The instructions below are to make five UK imperial gallons of wine, which will give you just under thirty bottles. It's simpler to make large batches of wine since it's easier to bottle without disturbing the sediment.
The cost of equipment is pretty low... about £35 if you acquire the wine bottles by saving from bought white wine. Thereafter your only cost is for sugar, raisins, lemons and some wine yeast... so having made the initial investment in equipment, typically you're enjoying rather nice, strong wine with no sulphite content for well under 50p a bottle! Why wouldn't you want to do it?
Something for stirring the contents
Long clear plastic tubing (available from DIY stores)
30 wine bottles (ideally clear glass)
Enough healthy apples to fill the 5 gallon barrel when quartered and cored... its best if you can get a mix of cooking and eating apples
Wine yeast (follow manufacturer's guidance given on container regarding amount)
8kg of sugar (adjust this depending on how sweet you like your wine)
1kg chopped golden raisins
The juice of 9 lemons
Small cup of black tea
1. Sterilise the fermentation barrel and lid using the Milton liquid.
2. Wash the apples, quarter and remove the core, place in fermentation barrel until almost full, discarding any bruised bits.
3. Fill with boiling water. It doesn't take all that much since the barrel is so full of apples.
4. Put the lid on and leave for a few days, stirring twice daily.
5. After a few days the apple juice will have seeped out into the water. Strain out the apples and you're left with the apple liquor.
6. Add the sugar, raisins, lemon juice and tea.
7. Top up with part cold, part hot water (so the temperature of the water is lukewarm) to make up to five gallons and stir to ensure all the sugar is dissolved.
8. Add the wine yeast, stir, cover with lid and store somewhere warm.
9. After a few hours you'll notice something starting to happen... there'll be a froth on the surface as the yeast starts to ferment, turning the sugar into alcohol. Stir the contents twice a day.
10. It will take a couple of weeks or so for the fermentation to finish. Once completed transfer the liquid to the demijohn using the plastic tubing and funnel. Make sure all the equipment has been sterilised with Milton liquid.
11. Avoiding disturbing any sediment, place the fermentation barrel at a higher level than the demijohn (e.g. put the barrel on a table and the demijohn on the floor), put one end of the plastic tubing in the barrel, and having placed the funnel in the neck of the demijohn give the other end of the tubing a strong suck to pull some of the wine in the tube up and over the edge of the barrel. Quickly remove your mouth and put the tube end into the funnel. The wine should start to drain.

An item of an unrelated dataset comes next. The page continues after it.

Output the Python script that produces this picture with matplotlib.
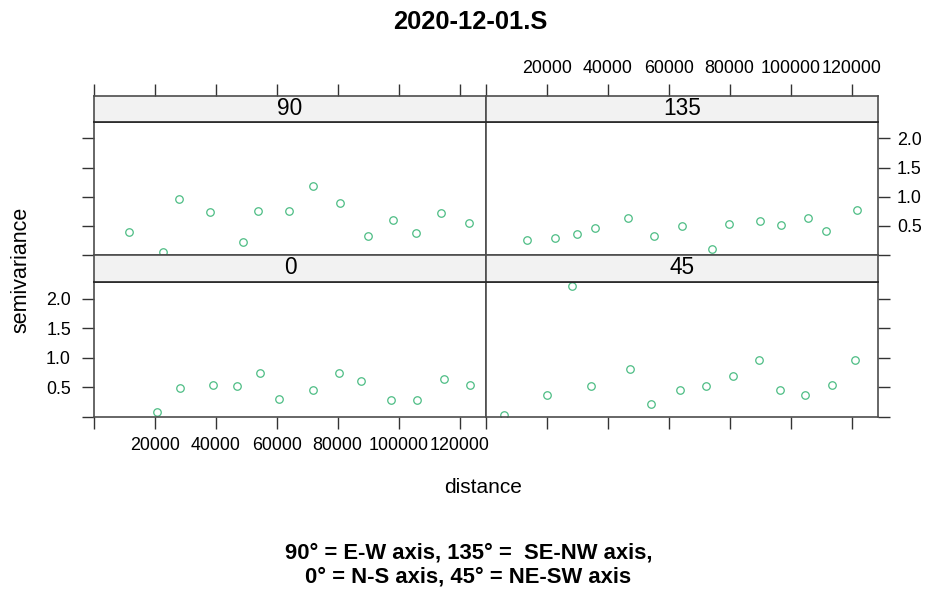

12. Avoid transferring any sediment if you can. Once all the clear liquid is in the demijohn top up with water to bring to five gallons. Seal with the rubber bung and airlock, having put a small amount of diluted Milton liquid in the airlock.
13. You can now store the wine for months somewhere cool and frost free. At first the fermentation may start up again and you'll see bubbles going through the airlock. Gradually the wine will clear.
14. Once fully clear repeat the draining process, this time from the demijohn to sterilised wine bottles. Put a stopper in each bottle and store.
15. The wine will be ready to drink but will improve even more with age. Typically I bottle and start drinking the wine from May onwards. If the wine is too strong dilute with water.